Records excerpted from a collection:
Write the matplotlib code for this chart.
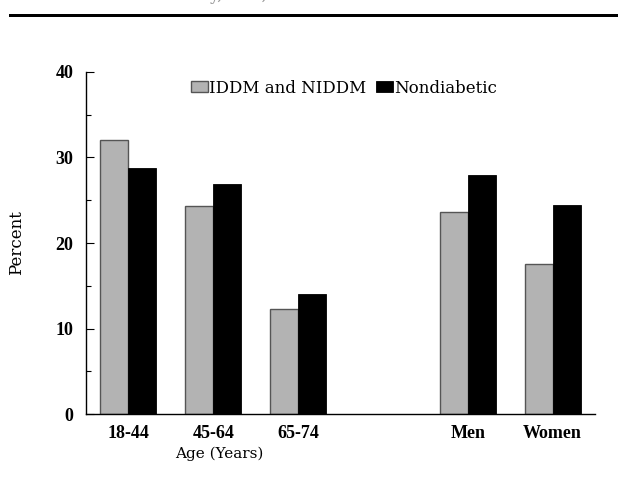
import matplotlib
matplotlib.use("Agg")
import matplotlib.pyplot as plt
from matplotlib.patches import Rectangle
import numpy as np

categories = ["18-44", "45-64", "65-74", "Men", "Women"]
positions = [0, 1, 2, 4, 5]
diabetic = [32.1, 24.3, 12.3, 23.6, 17.6]
nondiabetic = [28.8, 26.9, 14.0, 27.9, 24.4]
series_names = ["IDDM and NIDDM", "Nondiabetic"]
yticks = [0, 10, 20, 30, 40]

plt.rcParams['font.family'] = ['DejaVu Serif']
TICKFONT = ['Liberation Serif', 'DejaVu Serif']

fig = plt.figure(figsize=(6.18, 4.98), dpi=100)
ax = fig.add_axes([86/618, 1-414/498, (595-86)/618, (414-72)/498])

w = 0.33
x = np.array(positions, dtype=float)
ax.bar(x - w/2, diabetic, width=w, color="#b3b3b3", edgecolor="#555555",
       linewidth=1.0, label=series_names[0], zorder=2)
ax.bar(x + w/2, nondiabetic, width=w, color="black", edgecolor="black",
       linewidth=0.6, label=series_names[1], zorder=2)

ax.set_xlim(-0.5, 5.5)
ax.set_ylim(0, 40)
ax.set_yticks(yticks)
ax.set_yticks([5, 15, 25, 35], minor=True)
ax.set_xticks(positions)
ax.set_xticklabels(categories)
ax.tick_params(axis='y', which='major', direction='in', length=5.5, width=0.8,
               labelsize=13, pad=9)
ax.tick_params(axis='y', which='minor', direction='in', length=3.6, width=0.8)
ax.tick_params(axis='x', length=0, labelsize=13, pad=8)
for lbl in ax.get_yticklabels() + ax.get_xticklabels():
    lbl.set_fontweight('bold')
    lbl.set_family(TICKFONT)

for s in ['top', 'right']:
    ax.spines[s].set_visible(False)
for s in ['left', 'bottom']:
    ax.spines[s].set_linewidth(1.0)

ax.set_ylabel("Percent", fontsize=12)
ax.yaxis.set_label_coords(-(86-25)/(595-86), 0.5)

ax.text(1.07, -0.115, "Age (Years)", transform=ax.get_xaxis_transform(),
        ha='center', va='center', fontsize=11)

leg = ax.legend(loc='center', bbox_to_anchor=(0.507, 0.953), ncol=2,
                frameon=False, fontsize=12, handlelength=1.02, handleheight=0.6,
                handletextpad=0.08, columnspacing=0.6, borderpad=0)

# top rule of the page
fig.add_artist(Rectangle((9/618, 1-16.7/498), 1, 2.7/498, transform=fig.transFigure,
                         facecolor='black', edgecolor='none'))
# running header, mostly cut off at the top edge as in the reference
fig.text(40/618, 1-0.3/498, "Diabetes and Obesity, U.S., 1989", color="#9a9a9a",
         fontsize=12, va='baseline', ha='left')

fig.savefig("out.png", dpi=100)
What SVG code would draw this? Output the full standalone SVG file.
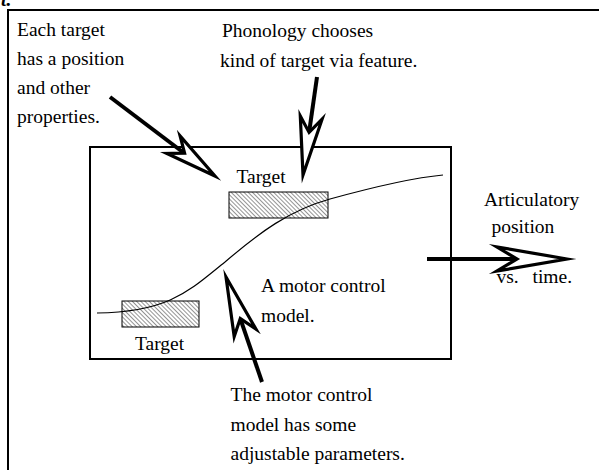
<svg xmlns="http://www.w3.org/2000/svg" width="599" height="470" viewBox="0 0 599 470">
<style>
  text { font-family: "Liberation Serif", "Times New Roman", serif; font-size: 19.5px; fill: #000; }
  .frame { fill: none; stroke: #000; stroke-width: 2; }
  .tbox { fill: url(#hatch); stroke: #000; stroke-width: 1; }
  .curve { fill: none; stroke: #000; stroke-width: 1.2; }
  .shaft { fill: none; stroke: #000; stroke-width: 4; }
  .head { fill: #fff; stroke: #000; stroke-width: 3.2; stroke-linejoin: miter; stroke-miterlimit: 10; }
</style>
<defs>
  <pattern id="hatch" patternUnits="userSpaceOnUse" width="3" height="3" patternTransform="rotate(-45)">
    <rect width="3" height="3" fill="#fff"/>
    <line x1="0.5" y1="0" x2="0.5" y2="3" stroke="#666" stroke-width="0.7"/>
  </pattern>
</defs>
<rect width="599" height="470" fill="#fff"/>

<text x="1" y="6" style="font-weight:bold;font-style:italic;">t.</text>

<g id="outer-frame">
  <path class="frame" d="M8,471 V10 H600"/>
</g>

<g id="model-box">
  <rect class="frame" x="90" y="147" width="361" height="212"/>
</g>

<g id="target-upper">
  <rect class="tbox" x="229" y="192" width="99" height="26"/>
  <text x="236.5" y="183">Target</text>
</g>

<g id="target-lower">
  <rect class="tbox" x="122" y="301" width="77" height="26"/>
  <text x="135" y="350">Target</text>
</g>

<g id="trajectory">
  <path class="curve" d="M97,313 C170,312 190,290 225,262 C260,232 290,210 330,199 C370,188 410,178 443,175"/>
</g>

<g id="label-each-target">
  <text x="17" y="36">Each target</text>
  <text x="17" y="65">has a position</text>
  <text x="17" y="94">and other</text>
  <text x="17" y="123">properties.</text>
</g>

<g id="label-phonology">
  <text x="222" y="37">Phonology chooses</text>
  <text x="220" y="67">kind of target via feature.</text>
</g>

<g id="label-articulatory">
  <text x="484" y="206">Articulatory</text>
  <text x="491.5" y="233">position</text>
  <text x="496.5" y="283">vs.<tspan x="532.5">time.</tspan></text>
</g>

<g id="label-motor-model">
  <text x="261" y="292">A motor control</text>
  <text x="261" y="322">model.</text>
</g>

<g id="label-parameters">
  <text x="230.5" y="401">The motor control</text>
  <text x="230.5" y="431">model has some</text>
  <text x="230.5" y="460">adjustable parameters.</text>
</g>

<g id="connectors">
  <g id="arrow-each-target">
    <line class="shaft" x1="110" y1="97" x2="184" y2="153"/>
    <polygon class="head" points="215,176 180.1,135.9 184.6,153.2 166.9,153.5"/>
  </g>
  <g id="arrow-phonology">
    <line class="shaft" x1="317" y1="77" x2="309.1" y2="132.4"/>
    <polygon class="head" points="303,175 322.1,119.2 309.1,132.4 300.3,116"/>
  </g>
  <g id="arrow-articulatory">
    <line class="shaft" x1="427" y1="259" x2="517" y2="259"/>
    <polygon class="head" points="567,259 497,247 517,259 497,271"/>
  </g>
  <g id="arrow-parameters">
    <line class="shaft" x1="262" y1="382" x2="240.3" y2="318.6"/>
    <polygon class="head" points="226,277 256,329.1 240.3,318.6 234.2,336.5"/>
  </g>
</g>
</svg>
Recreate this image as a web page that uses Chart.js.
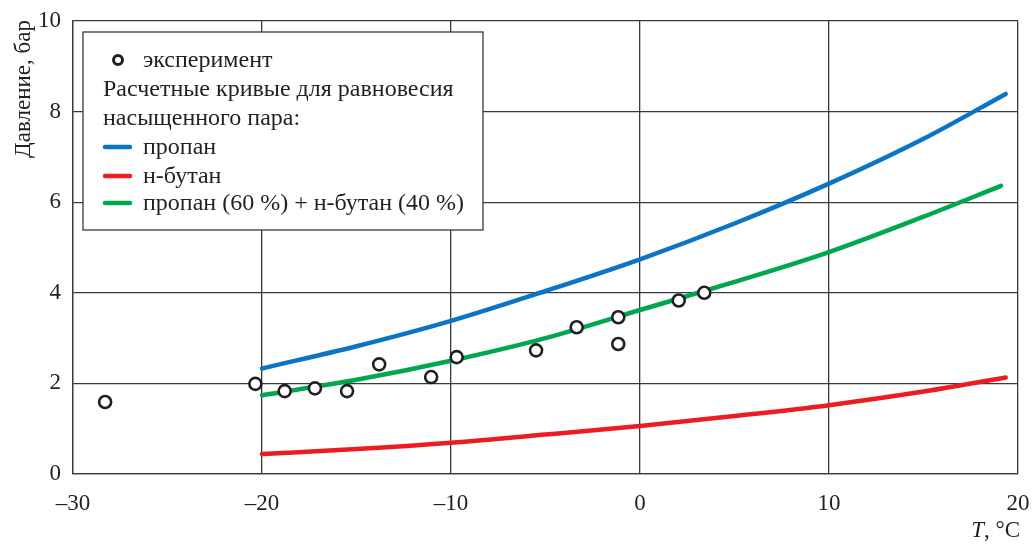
<!DOCTYPE html>
<html>
<head>
<meta charset="utf-8">
<script src="https://cdn.jsdelivr.net/npm/chart.js@4.4.1/dist/chart.umd.min.js"></script>
<style>
  body { margin: 0; background: #fff; }
  #wrap { width: 1033px; height: 545px; }
</style>
</head>
<body>
<div id="wrap"><canvas id="chart"></canvas></div>
<script>
// experiment points (T, °C ; pressure, bar)
var expT = [-28.3, -20.35, -18.8, -17.2, -15.5, -13.8, -11.05, -9.7, -5.5, -3.35, -1.15, -1.15, 2.05, 3.4];
var expP = [1.59, 1.99, 1.83, 1.89, 1.83, 2.42, 2.14, 2.58, 2.73, 3.24, 3.46, 2.87, 3.83, 4.0];

// calculated curves
var curveT = [-20, -15, -10, -5, 0, 5, 10, 15, 19.35];
var propane = [2.33, 2.82, 3.38, 4.04, 4.74, 5.53, 6.41, 7.40, 8.39];
var butane = [0.44, 0.55, 0.69, 0.87, 1.06, 1.28, 1.52, 1.82, 2.13];
var mixT = [-20, -15, -10, -5, 0, 5, 10, 15, 19.1];
var mix = [1.74, 2.08, 2.5, 3.0, 3.62, 4.24, 4.90, 5.68, 6.36];

var xTicks = [-30, -20, -10, 0, 10, 20];
var yTicks = [0, 2, 4, 6, 8, 10];

var serif = "'Liberation Serif', 'DejaVu Serif', serif";
var fs = 23;

function pairs(xs, ys) {
    return xs.map(function (x, i) { return { x: x, y: ys[i] }; });
}

function lineSet(label, xs, ys, color) {
    return {
        label: label,
        type: 'line',
        data: pairs(xs, ys),
        borderColor: color,
        backgroundColor: color,
        borderWidth: 4.5,
        pointRadius: 0,
        cubicInterpolationMode: 'monotone',
        borderCapStyle: 'round',
        fill: false
    };
}

// legend + axis titles drawn by hand
const extras = {
    id: 'extras',
    afterDraw(chart) {
        var c = chart.ctx;
        c.save();
        c.font = fs + 'px ' + serif;
        c.fillStyle = '#231f20';

        // y title
        c.save();
        c.translate(24, 89);
        c.rotate(-Math.PI / 2);
        c.textAlign = 'center';
        c.textBaseline = 'middle';
        c.fillText('Давление, бар', 0, 0);
        c.restore();

        // x title
        c.textBaseline = 'middle';
        c.textAlign = 'right';
        var rest = ', °C';
        c.fillText(rest, 1020, 531);
        var w = c.measureText(rest).width;
        c.font = 'italic ' + fs + 'px ' + serif;
        c.fillText('T', 1020 - w, 531);

        // legend box
        c.fillStyle = '#fff';
        c.fillRect(83, 32, 400, 198);
        c.strokeStyle = '#3a3a3a';
        c.lineWidth = 1.3;
        c.strokeRect(83, 32, 400, 198);

        c.font = '24px ' + serif;
        c.fillStyle = '#231f20';
        c.textAlign = 'left';
        c.beginPath();
        c.arc(118, 60, 4.5, 0, Math.PI * 2);
        c.lineWidth = 3;
        c.strokeStyle = '#231f20';
        c.stroke();
        c.fillText('эксперимент', 143, 61);
        c.fillText('Расчетные кривые для равновесия', 103, 90);
        c.fillText('насыщенного пара:', 103, 119);

        var ds = chart.data.datasets;
        var rows = [147, 176, 203];
        for (var i = 0; i < 3; i++) {
            var d = ds[i + 1];
            c.beginPath();
            c.moveTo(105, rows[i]);
            c.lineTo(130, rows[i]);
            c.strokeStyle = d.borderColor;
            c.lineWidth = 4.5;
            c.lineCap = 'round';
            c.stroke();
            c.fillText(d.label, 143, rows[i] + 1);
        }
        c.restore();
    }
};

new Chart(document.getElementById('chart'), {
    type: 'scatter',
    data: {
        datasets: [
            {
                label: 'эксперимент',
                data: pairs(expT, expP),
                pointRadius: 6,
                pointBorderWidth: 2.6,
                pointBorderColor: '#231f20',
                pointBackgroundColor: '#fff',
                order: 0
            },
            lineSet('пропан', curveT, propane, '#0b75c4'),
            lineSet('н-бутан', curveT, butane, '#ed1c24'),
            lineSet('пропан (60 %) + н-бутан (40 %)', mixT, mix, '#00a650')
        ]
    },
    options: {
        responsive: true,
        maintainAspectRatio: false,
        animation: false,
        layout: { padding: { left: 0, top: 21, right: 15, bottom: 0 } },
        plugins: {
            legend: { display: false },
            tooltip: { enabled: false }
        },
        scales: {
            x: {
                type: 'linear',
                min: xTicks[0],
                max: xTicks[xTicks.length - 1],
                afterBuildTicks: function (s) { s.ticks = xTicks.map(function (v) { return { value: v }; }); },
                afterFit: function (s) { s.height = 71; s.paddingLeft = 0; s.paddingRight = 0; },
                grid: { color: '#3a3a3a', lineWidth: 1.3, drawTicks: false },
                border: { color: '#3a3a3a', width: 1.3 },
                ticks: {
                    padding: 16,
                    color: '#231f20',
                    font: { family: serif, size: fs },
                    maxRotation: 0,
                    callback: function (v) { return String(v).replace('-', '–'); }
                }
            },
            y: {
                min: yTicks[0],
                max: yTicks[yTicks.length - 1],
                afterBuildTicks: function (s) { s.ticks = yTicks.map(function (v) { return { value: v }; }); },
                afterFit: function (s) { s.width = 73; s.paddingTop = 0; s.paddingBottom = 0; },
                grid: { color: '#3a3a3a', lineWidth: 1.3, drawTicks: false },
                border: { color: '#3a3a3a', width: 1.3 },
                ticks: {
                    padding: 12,
                    color: '#231f20',
                    font: { family: serif, size: fs }
                }
            }
        }
    },
    plugins: [extras]
});
</script>
</body>
</html>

Required task: Up to and including the line containing "ha='center', va='center', fontsize=11)", quote each line of the entries above from the very first, please, exactly and without images.

Answer to the problem:
Write the matplotlib code for this chart.
import matplotlib
matplotlib.use("Agg")
import matplotlib.pyplot as plt
from matplotlib.patches import Rectangle
import numpy as np

categories = ["18-44", "45-64", "65-74", "Men", "Women"]
positions = [0, 1, 2, 4, 5]
diabetic = [32.1, 24.3, 12.3, 23.6, 17.6]
nondiabetic = [28.8, 26.9, 14.0, 27.9, 24.4]
series_names = ["IDDM and NIDDM", "Nondiabetic"]
yticks = [0, 10, 20, 30, 40]

plt.rcParams['font.family'] = ['DejaVu Serif']
TICKFONT = ['Liberation Serif', 'DejaVu Serif']

fig = plt.figure(figsize=(6.18, 4.98), dpi=100)
ax = fig.add_axes([86/618, 1-414/498, (595-86)/618, (414-72)/498])

w = 0.33
x = np.array(positions, dtype=float)
ax.bar(x - w/2, diabetic, width=w, color="#b3b3b3", edgecolor="#555555",
       linewidth=1.0, label=series_names[0], zorder=2)
ax.bar(x + w/2, nondiabetic, width=w, color="black", edgecolor="black",
       linewidth=0.6, label=series_names[1], zorder=2)

ax.set_xlim(-0.5, 5.5)
ax.set_ylim(0, 40)
ax.set_yticks(yticks)
ax.set_yticks([5, 15, 25, 35], minor=True)
ax.set_xticks(positions)
ax.set_xticklabels(categories)
ax.tick_params(axis='y', which='major', direction='in', length=5.5, width=0.8,
               labelsize=13, pad=9)
ax.tick_params(axis='y', which='minor', direction='in', length=3.6, width=0.8)
ax.tick_params(axis='x', length=0, labelsize=13, pad=8)
for lbl in ax.get_yticklabels() + ax.get_xticklabels():
    lbl.set_fontweight('bold')
    lbl.set_family(TICKFONT)

for s in ['top', 'right']:
    ax.spines[s].set_visible(False)
for s in ['left', 'bottom']:
    ax.spines[s].set_linewidth(1.0)

ax.set_ylabel("Percent", fontsize=12)
ax.yaxis.set_label_coords(-(86-25)/(595-86), 0.5)

ax.text(1.07, -0.115, "Age (Years)", transform=ax.get_xaxis_transform(),
        ha='center', va='center', fontsize=11)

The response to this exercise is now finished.